En attendant une évolution positive pour la semaine qui commence, celle qui s’achève a vu en effet la « lourde » condamnation de certains activistes poursuivis en état de liberté. C’est le cas du tribunal de Mascara qui a condamné Hadj Ghermoul à une peine de 18 mois de prison ferme pour « incitation à attroupement et manifestation».
Pour rappel, Hadj Ghermoul, qui s’est opposé au 5e mandat de l’ancien président, a été déjà condamné le 7 février pour « outrage à corps constitué », à six mois de prison ferme. Une peine qu’il a purgée et est sorti de la prison le 20 juillet. Depuis sa sortie de prison, ce membre actif au sein de la Ligue algérienne de défense des droits de l’Homme (LADDH) n’a pas cessé de sillonner les wilayas pour participer aux manifestations.
A Constantine, c’est l’activiste et journaliste Abdelkrim Zeghileche qui a été placé sous mandat de dépôt, jeudi, par le tribunal de la même ville, suite à une plainte déposée par le wali de la capitale de l’Est. Le procès du mis en cause est prévu pour mardi prochain, a fait savoir le Comité national pour la libération des détenus (CNLD). Le 17 décembre, le procureur du tribunal de Constantine avait requis une peine d’un an de prison ferme et un million de dinars d’amende contre le même militant. Zeghileche est poursuivi « dans l’affaire de sa radio web Serbacan et atteinte à la personne du chef de l’Etat Abdelaziz Bouteflika », précise la même source. L’affaire est mise en délibéré pour le 7 janvier 2020.
Pour sa part, le parquet de Bab El Oued a condamné mardi dernier à un an de prison ferme Hichem Aïssaoui. « Ce dernier a été présenté devant le juge en comparution directe qui l’a condamné à un an de prison ferme, en l’absence d’avocats », affirme le Comité, qui indique que le mis en cause se trouve à la prison d’El Harrach.

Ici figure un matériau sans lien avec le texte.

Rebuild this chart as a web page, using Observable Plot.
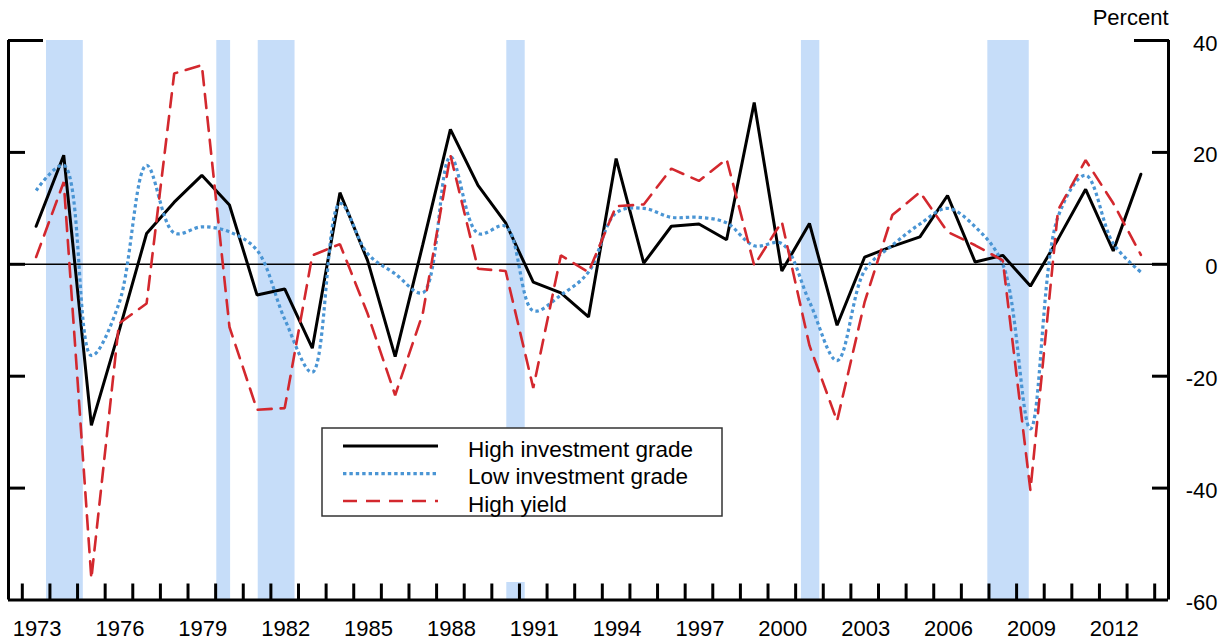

Depuis les premières arrestations le 21 juin dernier, 27 manifestants, poursuivis pour atteinte à l’unité nationale en raison de l’exhibition du drapeau berbère, sont sortis de prison après avoir purgé la peine de six mois que leur a infligée le tribunal de Sidi M’hamed. Un premier groupe de 13 manifestants est ainsi sorti de prison lundi dernier, après avoir purgé une peine de six mois ferme alors que leur procès en appel est programmé pour le 27 janvier prochain.
Dix autres manifestants, condamnés en novembre dernier à des peines d’un an de réclusion dont six mois avec sursis pour « atteinte à l’unité nationale », ont vu leurs peines réduites en appel à 6 mois de prison dont 3 avec sursis. Neuf sont sortis le jour même de la réduction de la peine à l’exception de Samil Dechicha qui sortira demain. Les dossiers de quatre manifestants, entre porteurs de drapeau berbère, vendeur et porteurs de pin’s, arrêtés le 28 juin, qui devaient purger leur peine après six mois de prison lundi prochain, à savoir Messouci Samira, Aouissi Mustapha, Challal Amokrane et Kichou Elhadi, ont été renvoyés au 7 janvier prochain. Ces derniers, selon des avocats, redoutent une « aggravation de leur peine».
Une centaine de manifestants, arrêtés pour leur engagement dans le Hirak, demeurent encore en prison, informe le CNLD. Les concernés, ajoute le CNLD, attendent que le parquet arrête une date pour les juger.
Les « lourdes condamnations » des manifestants du Hirak, estiment des avocats de la défense des détenus d’opinion, témoignent de l’absence de « garanties d’un procès équitable consacrées par la Déclaration universelle des droits de l’homme et ratifiées par l’Algérie ».